Case 3: The X and NEXT-X have the same order different from NEXT-NEXT-X. And, if X.KEY <= NEXT-X.KEY then NEXT-X becomes the child of X.
Case 4: The X and NEXT-X have the same order different from NEXT-NEXT-X. And, if X.KEY > NEXT-X.KEY then X becomes the child of NEXT-X.

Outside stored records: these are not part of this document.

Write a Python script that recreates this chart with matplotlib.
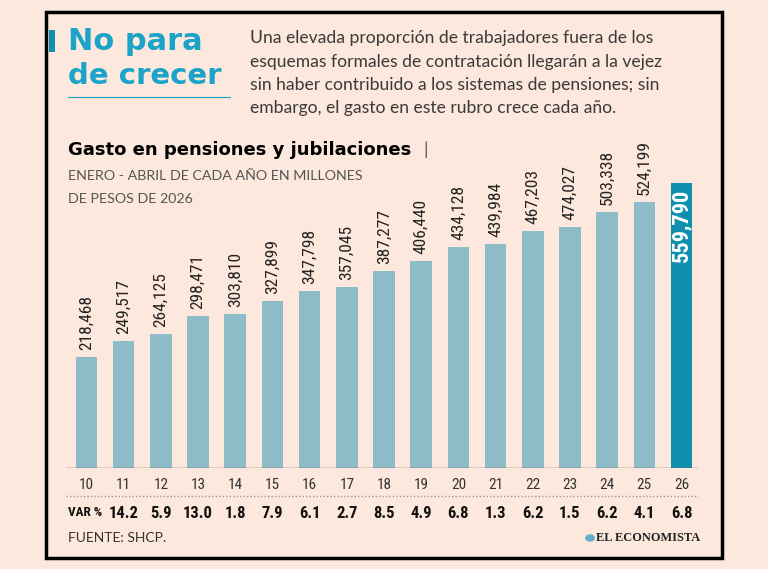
import matplotlib
matplotlib.use("Agg")
import matplotlib.pyplot as plt
from matplotlib.patches import Rectangle
from matplotlib.lines import Line2D
from matplotlib import font_manager
from matplotlib.font_manager import FontProperties

years = ["10", "11", "12", "13", "14", "15", "16", "17", "18", "19", "20", "21", "22", "23", "24", "25", "26"]
values = [218468, 249517, 264125, 298471, 303810, 327899, 347798, 357045, 387277, 406440,
          434128, 439984, 467203, 474027, 503338, 524199, 559790]
var_pct = ["", "14.2", "5.9", "13.0", "1.8", "7.9", "6.1", "2.7", "8.5", "4.9",
           "6.8", "1.3", "6.2", "1.5", "6.2", "4.1", "6.8"]

files = [f for f in font_manager.fontManager.ttflist]
def pick(keys, bold):
    for key in keys:
        for f in files:
            fn = f.fname.replace("-", "").replace("_", "").lower()
            if key in fn:
                isb = "bold" in fn and "semibold" not in fn and "extrabold" not in fn
                if bold == isb and "italic" not in fn and "oblique" not in fn \
                        and "light" not in fn and "thin" not in fn and "medium" not in fn \
                        and "black" not in fn:
                    return f.fname
    return None

cond_keys = ["robotocondensed", "opensanscondensed", "liberationsansnarrow", "dejavusanscondensed"]
reg_file = None
bold_file = None
for key in cond_keys:
    r = pick([key], False)
    b = pick([key], True)
    if r and b:
        reg_file, bold_file = r, b
        break

def nfont(size, bold=False):
    f = bold_file if bold else reg_file
    if f:
        return FontProperties(fname=f, size=size)
    return FontProperties(family="DejaVu Sans", size=size * 0.85,
                          weight="bold" if bold else "normal")

names = {f.name for f in files}
light = "Lato" if "Lato" in names else "DejaVu Sans"

W, H = 768, 569
BG = "#fce8dc"
BAR = "#8fbcc9"
HL = "#1190ae"
CYAN = "#1ba3c9"

fig = plt.figure(figsize=(W / 100, H / 100), dpi=100, facecolor=BG)

def fx(px):
    return px / W

def fy(py):
    return 1 - py / H

fig.patches.append(Rectangle((fx(46), fy(558)), fx(722) - fx(46), fy(12) - fy(558),
                             transform=fig.transFigure, fill=False, edgecolor="black", lw=2.5))
fig.patches.append(Rectangle((fx(49), fy(52)), fx(6), fy(30) - fy(52),
                             transform=fig.transFigure, color="#1190ae", lw=0))

fig.text(fx(68), fy(42), "No para", color=CYAN, fontsize=22, fontweight="bold",
         family="DejaVu Sans", va="center", ha="left")
fig.text(fx(68), fy(76), "de crecer", color=CYAN, fontsize=21, fontweight="bold",
         family="DejaVu Sans", va="center", ha="left")
fig.lines.append(Line2D([fx(68), fx(230)], [fy(97), fy(97)], transform=fig.transFigure,
                        color=CYAN, lw=0.8))

para = ["Una elevada proporción de trabajadores fuera de los",
        "esquemas formales de contratación llegarán a la vejez",
        "sin haber contribuido a los sistemas de pensiones; sin",
        "embargo, el gasto en este rubro crece cada año."]
for i, line in enumerate(para):
    fig.text(fx(250), fy(38 + i * 23.5), line, color="#3a3a3a", fontsize=12.6,
             family=light, va="center", ha="left")

fig.text(fx(68), fy(150), "Gasto en pensiones y jubilaciones", color="black", fontsize=13,
         fontweight="bold", family="DejaVu Sans", va="center", ha="left")
fig.text(fx(423), fy(150), "|", color="#555555", fontsize=13, family=light, va="center", ha="left")
fig.text(fx(68), fy(176), "ENERO - ABRIL DE CADA AÑO EN MILLONES", color="#555555", fontsize=10.3,
         family=light, va="center", ha="left")
fig.text(fx(68), fy(199), "DE PESOS DE 2026", color="#555555", fontsize=10.3,
         family=light, va="center", ha="left")

x0_px, x1_px = 66, 698
c0, step = 86.5, 37.19
xmin = (x0_px - c0) / step
xmax = (x1_px - c0) / step
top_px = 140
per_px = 1967.5
ymax = (468 - top_px) * per_px
ax = fig.add_axes([fx(x0_px), fy(468), fx(x1_px) - fx(x0_px), fy(top_px) - fy(468)])
ax.set_facecolor("none")
ax.set_xlim(xmin, xmax)
ax.set_ylim(0, ymax)
for s in ax.spines.values():
    s.set_visible(False)
ax.set_xticks([])
ax.set_yticks([])

pos = list(range(len(values)))
colors = [BAR] * (len(values) - 1) + [HL]
ax.bar(pos, values, width=21.6 / step, color=colors, lw=0)
ax.axhline(0, color="#555555", lw=1)

for i, v in enumerate(values):
    lab = f"{v:,}"
    if i == len(values) - 1:
        ax.annotate(lab, (i, v), xytext=(0, -4), textcoords="offset points", rotation=90,
                    ha="center", va="top", color="white", fontproperties=nfont(16, True))
    else:
        ax.annotate(lab, (i, v), xytext=(0, 5), textcoords="offset points", rotation=90,
                    ha="center", va="bottom", color="#222222", fontproperties=nfont(12.5))

for i, y in enumerate(years):
    xp = c0 + i * step
    fig.text(fx(xp), fy(485), y, ha="center", va="center", fontproperties=nfont(11),
             color="#333333")
    if var_pct[i]:
        fig.text(fx(xp), fy(513), var_pct[i], ha="center", va="center",
                 fontproperties=nfont(12, True), color="#111111")
fig.text(fx(68), fy(513), "VAR %", ha="left", va="center", fontproperties=nfont(9.5, True),
         color="#111111")
fig.lines.append(Line2D([fx(66), fx(698)], [fy(496), fy(496)], transform=fig.transFigure,
                        color="#999999", lw=1, ls=(0, (1, 1.5))))

fig.text(fx(68), fy(538), "FUENTE: SHCP.", ha="left", va="center", fontsize=10, family=light,
         color="#333333")
fig.text(fx(700), fy(538), "EL ECONOMISTA", ha="right", va="center", fontsize=8.9,
         family="Liberation Serif", fontweight="bold", color="#222222")
fig.patches.append(plt.Circle((fx(590), fy(538)), 0.0065, transform=fig.transFigure,
                              color="#5fb0cc", lw=0))

fig.savefig("out.png", dpi=100, facecolor=BG)
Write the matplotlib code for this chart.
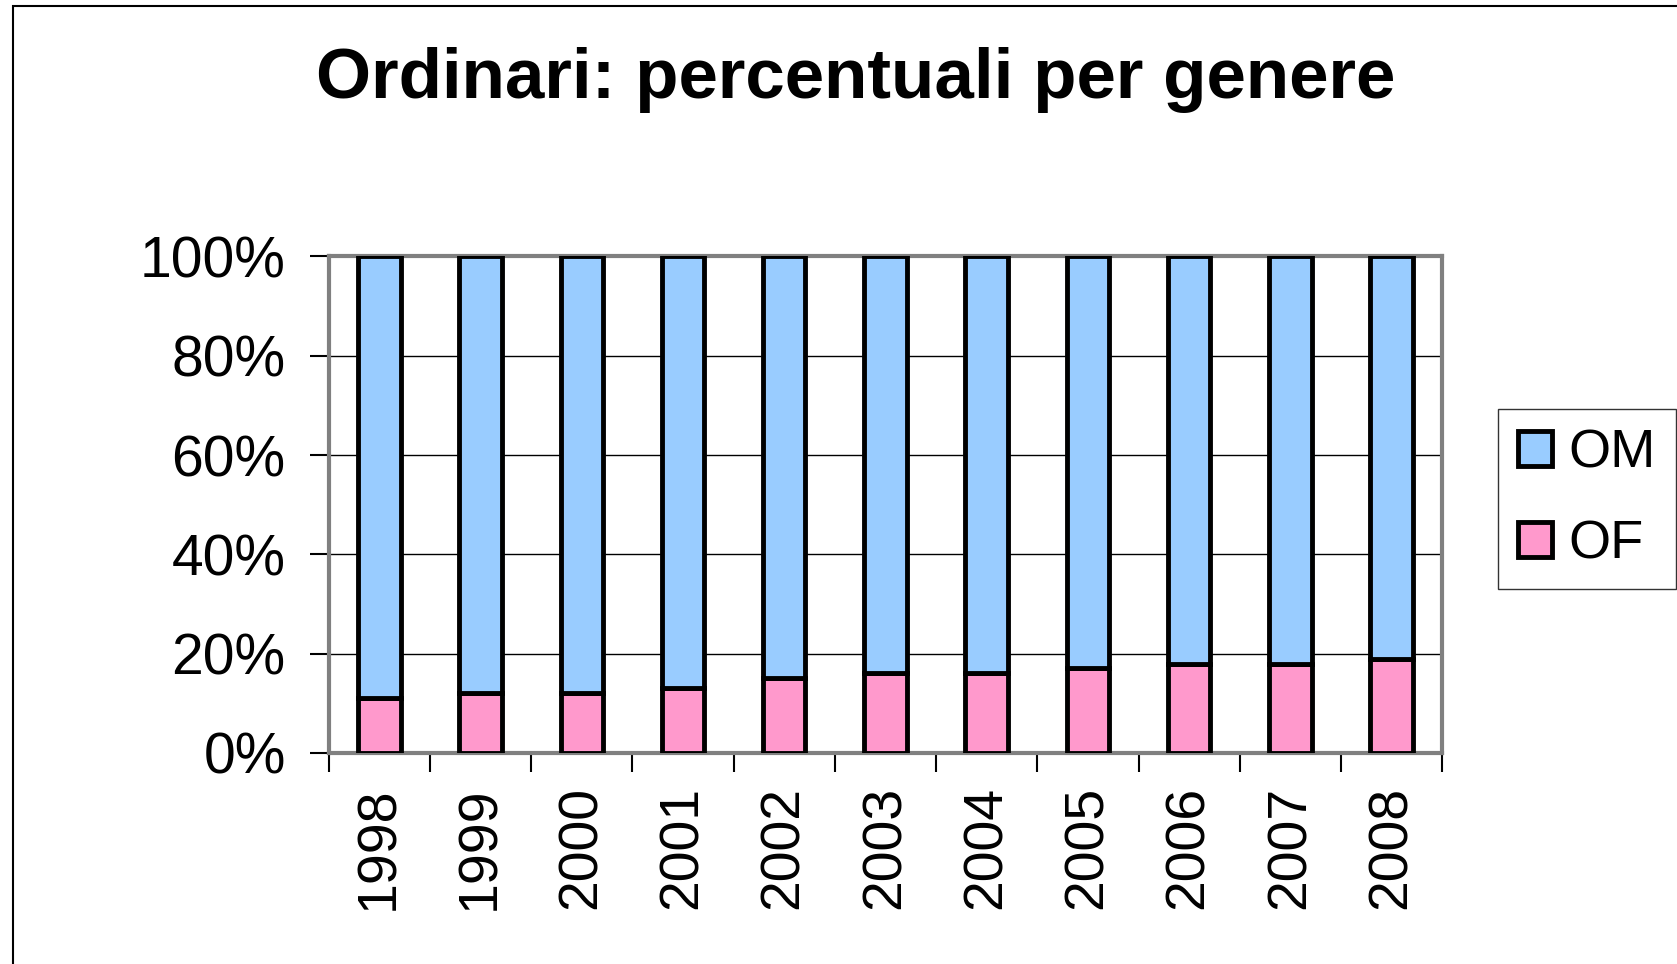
import matplotlib
matplotlib.use("Agg")
import matplotlib.pyplot as plt
from matplotlib.patches import Rectangle

years = ["1998", "1999", "2000", "2001", "2002", "2003", "2004", "2005", "2006", "2007", "2008"]
of_pct = [11, 12, 12, 13, 15, 16, 16, 17, 18, 18, 19]
om_pct = [100 - v for v in of_pct]

plt.rcParams["font.family"] = ["Liberation Sans", "DejaVu Sans"]

fig = plt.figure(figsize=(16.77, 9.64), dpi=100)
ax = fig.add_axes([0.196, 0.219, 0.664, 0.515])

x = range(len(years))
ax.bar(x, of_pct, width=0.42, color="#FF99CC", edgecolor="black", linewidth=3.5, label="OF", zorder=3)
ax.bar(x, om_pct, width=0.42, bottom=of_pct, color="#99CCFF", edgecolor="black", linewidth=3.5, label="OM", zorder=3)

ax.set_xlim(-0.5, len(years) - 0.5)
ax.set_ylim(0, 100)
ax.set_yticks([0, 20, 40, 60, 80, 100])
ax.set_yticklabels(["0%", "20%", "40%", "60%", "80%", "100%"], fontsize=41)
ax.yaxis.grid(True, color="black", linewidth=1, zorder=0)

# labels at centres, tick marks between categories
ax.set_xticks(list(x))
ax.set_xticklabels(years, rotation=90, fontsize=40)
ax.set_xticks([i - 0.5 for i in range(len(years) + 1)], minor=True)
ax.tick_params(axis="x", which="major", length=0, pad=24)
ax.tick_params(axis="x", which="minor", length=14, width=1.5, color="black")
ax.tick_params(axis="y", length=14, width=1.5, color="black", pad=17)

for s in ax.spines.values():
    s.set_color("#808080")
    s.set_linewidth(3)

handles, labels = ax.get_legend_handles_labels()
leg = fig.legend(handles[::-1], labels[::-1], loc="upper left", bbox_to_anchor=(0.8935, 0.576),
                 fontsize=39, frameon=True, fancybox=False, edgecolor="black",
                 handlelength=0.62, handleheight=0.62, handletextpad=0.3,
                 labelspacing=0.75, borderpad=0.37, borderaxespad=0)
leg.get_frame().set_linewidth(1)

fig.text(0.51, 0.917, "Ordinari: percentuali per genere", ha="center", va="center",
         fontsize=51, fontweight="bold")

# outer chart border
fig.patches.append(Rectangle((13 / 1677, -0.1), 1.2, 1.1 - 6 / 964, transform=fig.transFigure,
                             fill=False, edgecolor="black", linewidth=1.5))

fig.savefig("out.png", dpi=100)
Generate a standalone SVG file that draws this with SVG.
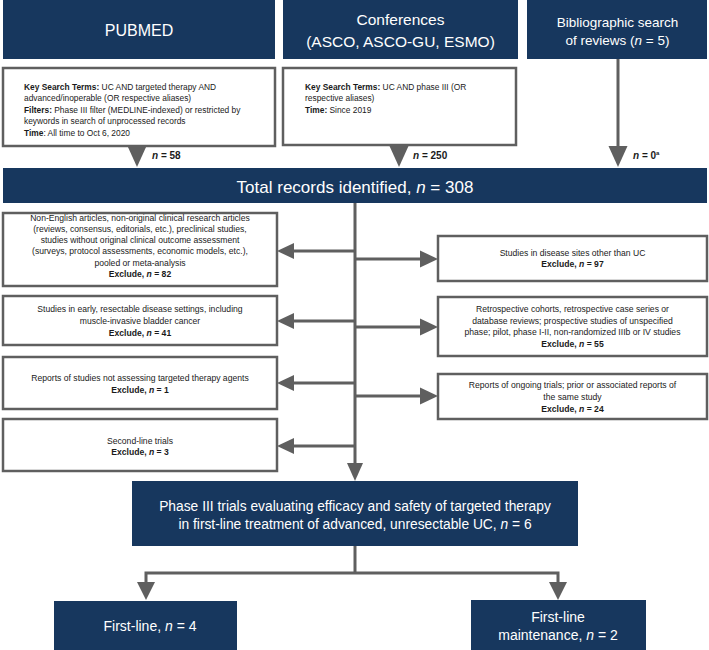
<svg xmlns="http://www.w3.org/2000/svg" width="709" height="650" viewBox="0 0 709 650">
<style>
  .dark{fill:#17375e;}
  .box{fill:#ffffff;stroke:#5f5f5f;stroke-width:2.5;}
  .ln{stroke:#5f5f5f;stroke-width:3;fill:none;}
  .ah{fill:#5f5f5f;}
  text{font-family:"Liberation Sans",Arial,sans-serif;}
  .wt{fill:#ffffff;text-anchor:middle;}
  .sm{font-size:8.6px;fill:#1a1a1a;}
  .st{font-size:8.4px;fill:#1a1a1a;}
  .c{text-anchor:middle;}
  .b{font-weight:bold;}
  .lbl{font-size:10px;font-weight:bold;fill:#1a1a1a;}
</style>
<rect width="709" height="650" fill="#ffffff"/>

<g id="connectors">
  <polygon class="ah" points="127.5,146 146.5,146 137,167"/>
  <polygon class="ah" points="389.5,146 408.5,146 399,167"/>
  <line class="ln" x1="618" y1="59" x2="618" y2="147"/>
  <polygon class="ah" points="608.5,146 627.5,146 618,167"/>
  <line class="ln" x1="355" y1="203" x2="355" y2="464"/>
  <polygon class="ah" points="347,463 363,463 355,481"/>
  <line class="ln" x1="293" y1="251" x2="355" y2="251"/>
  <polygon class="ah" points="294,243 294,259 277,251"/>
  <line class="ln" x1="293" y1="321" x2="355" y2="321"/>
  <polygon class="ah" points="294,313 294,329 277,321"/>
  <line class="ln" x1="293" y1="383" x2="355" y2="383"/>
  <polygon class="ah" points="294,375 294,391 277,383"/>
  <line class="ln" x1="293" y1="446" x2="355" y2="446"/>
  <polygon class="ah" points="294,438 294,454 277,446"/>
  <line class="ln" x1="355" y1="259" x2="421" y2="259"/>
  <polygon class="ah" points="420,250.5 420,267.5 438,259"/>
  <line class="ln" x1="355" y1="327" x2="421" y2="327"/>
  <polygon class="ah" points="420,318.5 420,335.5 438,327"/>
  <line class="ln" x1="355" y1="396" x2="421" y2="396"/>
  <polygon class="ah" points="420,387.5 420,404.5 438,396"/>
  <line class="ln" x1="355" y1="546" x2="355" y2="573"/>
  <polyline class="ln" points="146,583 146,573 558,573 558,583"/>
  <polygon class="ah" points="137,582 155,582 146,600"/>
  <polygon class="ah" points="549,582 567,582 558,600"/>
</g>

<g id="pubmed">
  <rect class="dark" x="3" y="0" width="272" height="59"/>
  <text class="wt" x="139" y="36" font-size="16">PUBMED</text>
</g>
<g id="conferences">
  <rect class="dark" x="283" y="0" width="235" height="59"/>
  <text class="wt" x="400.5" y="25" font-size="15.5">Conferences</text>
  <text class="wt" x="400.5" y="46.5" font-size="15.5">(ASCO, ASCO-GU, ESMO)</text>
</g>
<g id="bibliographic">
  <rect class="dark" x="527" y="0" width="180" height="59"/>
  <text class="wt" x="617.5" y="27" font-size="13.5">Bibliographic search</text>
  <text class="wt" x="617.5" y="45" font-size="13.5">of reviews (<tspan font-style="italic">n</tspan> = 5)</text>
</g>

<g id="pubmed-terms">
  <rect class="box" x="3" y="68" width="272" height="78"/>
  <text class="st" x="24" y="89.5"><tspan class="b">Key Search Terms:</tspan> UC AND targeted therapy AND</text>
  <text class="st" x="24" y="101">advanced/inoperable (OR respective aliases)</text>
  <text class="st" x="24" y="112.5"><tspan class="b">Filters:</tspan> Phase III filter (MEDLINE-indexed) or restricted by</text>
  <text class="st" x="24" y="124">keywords in search of unprocessed records</text>
  <text class="st" x="24" y="135.5"><tspan class="b">Time</tspan>: All time to Oct 6, 2020</text>
</g>
<g id="conf-terms">
  <rect class="box" x="283" y="68" width="233" height="77"/>
  <text class="st" x="305" y="89.5"><tspan class="b">Key Search Terms:</tspan> UC AND phase III (OR</text>
  <text class="st" x="305" y="101">respective aliases)</text>
  <text class="st" x="305" y="112.5"><tspan class="b">Time:</tspan> Since 2019</text>
</g>

<g id="labels">
  <text class="lbl" x="152" y="159"><tspan font-style="italic">n</tspan> = 58</text>
  <text class="lbl" x="413" y="159"><tspan font-style="italic">n</tspan> = 250</text>
  <text class="lbl" x="633" y="159"><tspan font-style="italic">n</tspan> = 0<tspan font-size="6" dy="-4">a</tspan></text>
</g>

<g id="total">
  <rect class="dark" x="3" y="168" width="704" height="35"/>
  <text class="wt" x="355" y="193" font-size="17">Total records identified, <tspan font-style="italic">n</tspan> = 308</text>
</g>

<g id="ex-nonenglish">
  <rect class="box" x="3" y="213" width="274" height="73"/>
  <text class="sm c" x="140" y="220.5">Non-English articles, non-original clinical research articles</text>
  <text class="sm c" x="140" y="231.8">(reviews, consensus, editorials, etc.), preclinical studies,</text>
  <text class="sm c" x="140" y="243.1">studies without original clinical outcome assessment</text>
  <text class="sm c" x="140" y="254.4">(surveys, protocol assessments, economic models, etc.),</text>
  <text class="sm c" x="140" y="265.7">pooled or meta-analysis</text>
  <text class="sm c b" x="140" y="277">Exclude, <tspan font-style="italic">n</tspan> = 82</text>
</g>
<g id="ex-early">
  <rect class="box" x="3" y="296" width="274" height="49"/>
  <text class="sm c" x="140" y="311.5">Studies in early, resectable disease settings, including</text>
  <text class="sm c" x="140" y="323.5">muscle-invasive bladder cancer</text>
  <text class="sm c b" x="140" y="335.5">Exclude, <tspan font-style="italic">n</tspan> = 41</text>
</g>
<g id="ex-nottargeted">
  <rect class="box" x="3" y="357" width="274" height="52"/>
  <text class="sm c" x="140" y="380.5">Reports of studies not assessing targeted therapy agents</text>
  <text class="sm c b" x="140" y="392.5">Exclude, <tspan font-style="italic">n</tspan> = 1</text>
</g>
<g id="ex-secondline">
  <rect class="box" x="3" y="419" width="274" height="52"/>
  <text class="sm c" x="140" y="443.5">Second-line trials</text>
  <text class="sm c b" x="140" y="455">Exclude, <tspan font-style="italic">n</tspan> = 3</text>
</g>

<g id="ex-othersites">
  <rect class="box" x="438" y="236" width="269" height="45"/>
  <text class="sm c" x="572.5" y="255.5">Studies in disease sites other than UC</text>
  <text class="sm c b" x="572.5" y="267">Exclude, <tspan font-style="italic">n</tspan> = 97</text>
</g>
<g id="ex-retrospective">
  <rect class="box" x="438" y="297" width="269" height="59"/>
  <text class="sm c" x="572.5" y="312">Retrospective cohorts, retrospective case series or</text>
  <text class="sm c" x="572.5" y="323.7">database reviews; prospective studies of unspecified</text>
  <text class="sm c" x="572.5" y="335.4">phase; pilot, phase I-II, non-randomized IIIb or IV studies</text>
  <text class="sm c b" x="572.5" y="347">Exclude, <tspan font-style="italic">n</tspan> = 55</text>
</g>
<g id="ex-ongoing">
  <rect class="box" x="438" y="374" width="269" height="45"/>
  <text class="sm c" x="572.5" y="388">Reports of ongoing trials; prior or associated reports of</text>
  <text class="sm c" x="572.5" y="400">the same study</text>
  <text class="sm c b" x="572.5" y="411.5">Exclude, <tspan font-style="italic">n</tspan> = 24</text>
</g>

<g id="phase3">
  <rect class="dark" x="132" y="481" width="446" height="65"/>
  <text class="wt" x="355" y="510.5" font-size="13.8">Phase III trials evaluating efficacy and safety of targeted therapy</text>
  <text class="wt" x="355" y="528.5" font-size="13.8">in first-line treatment of advanced, unresectable UC, <tspan font-style="italic">n</tspan> = 6</text>
</g>

<g id="firstline">
  <rect class="dark" x="54" y="601" width="183" height="52"/>
  <text class="wt" x="150" y="631" font-size="14">First-line, <tspan font-style="italic">n</tspan> = 4</text>
</g>
<g id="maintenance">
  <rect class="dark" x="471" y="600" width="175" height="53"/>
  <text class="wt" x="558" y="622" font-size="14">First-line</text>
  <text class="wt" x="558" y="640" font-size="14">maintenance, <tspan font-style="italic">n</tspan> = 2</text>
</g>
</svg>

If we apply these four cases to our example that we notice that after merging H1 and H2, we are in Case 3 since X and NEXT-X have the same order (B0) which is different from the order of NEXT-NEXT-X (which is B1) and X.KEY = 31 < 55 = NEXT-X.KEY. So, NEXT-X becomes the child of X as in the following figure:
Figure 5.32 – Applying Case 3
Going further, we notice that X, NEXT-X, and NEXT-NEXT-X have the same order B1. This means that we are in Case 2, so we have to move the X pointer forward as in the following figure:
Figure 5.33 – Applying Case 2
Next, we are in Case 3 again. We have that X and NEXT-X have the same order (B1) which is different from the order of NEXT-NEXT-X (B2). And, we also have that X.KEY = 22 < 24 = NEXT-X.KEY, so X-NEXT becomes the child of X as in the following figure:
Figure 5.34 – Applying Case 3 again
Next, we are in Case 4. We have that X and NEXT-X have the same order (B2) which is different from the order of NEXT-NEXT-X (B3). And, we also have that X.KEY = 22 > 8 = NEXT-X.KEY, so X becomes the child of X-NEXT as in the following figure:
Figure 5.36 – Applying Case 4
Next, we are in Case 4 again. We have that X and NEXT-X have the same order (B3) which is different from the order of NEXT-NEXT-X (null). And, we also have that X.KEY = 8 > 3 = NEXT-X.KEY, so X becomes the child of X-NEXT as in the following figure:
Figure 5.37 – Applying Case 4 again
At this point, none of the four cases is valid so this is the final form of the Binomial Heap.Based on this example, we can implement the union operation as follows (notice the highlighted cases directly on the code):
private Node unionHeap(BinomialHeap heap) {
Node mergeHeap = merge(this, heap);
head = null;
heap.head = null;
if (mergeHeap == null) {
return null;
}
Node previousNode = null;
Node currentNode = mergeHeap;
Node nextNode = mergeHeap.sibling;
while (nextNode != null) {
if (currentNode.degree != nextNode.degree
|| (nextNode.sibling != null
&& nextNode.sibling.degree == currentNode.degree)) {
[C:1,2] previousNode = currentNode;
[C:1,2] currentNode = nextNode;
} else {
if (currentNode.key < nextNode.key) {
[C:3] currentNode.sibling = nextNode.sibling;
[C:3] linkNodes(currentNode, nextNode);
[C:4] } else {
[C:4] if (previousNode == null) {
[C:4] mergeHeap = nextNode;
[C:4] } else {
[C:4] previousNode.sibling = nextNode;
[C:4] }
[C:4]
[C:4] linkNodes(nextNode, currentNode);
[C:4] currentNode = nextNode;
}
}
nextNode = currentNode.sibling;
}
return mergeHeap;
}
The linkNodes() method is a helper method that links the current node with the next node:
private void linkNodes(Node minNodeTree, Node other) {
other.parent = minNodeTree;
other.sibling = minNodeTree.child;
minNodeTree.child = other;
minNodeTree.degree++;
}
Done! You can find the complete application in the bundled code.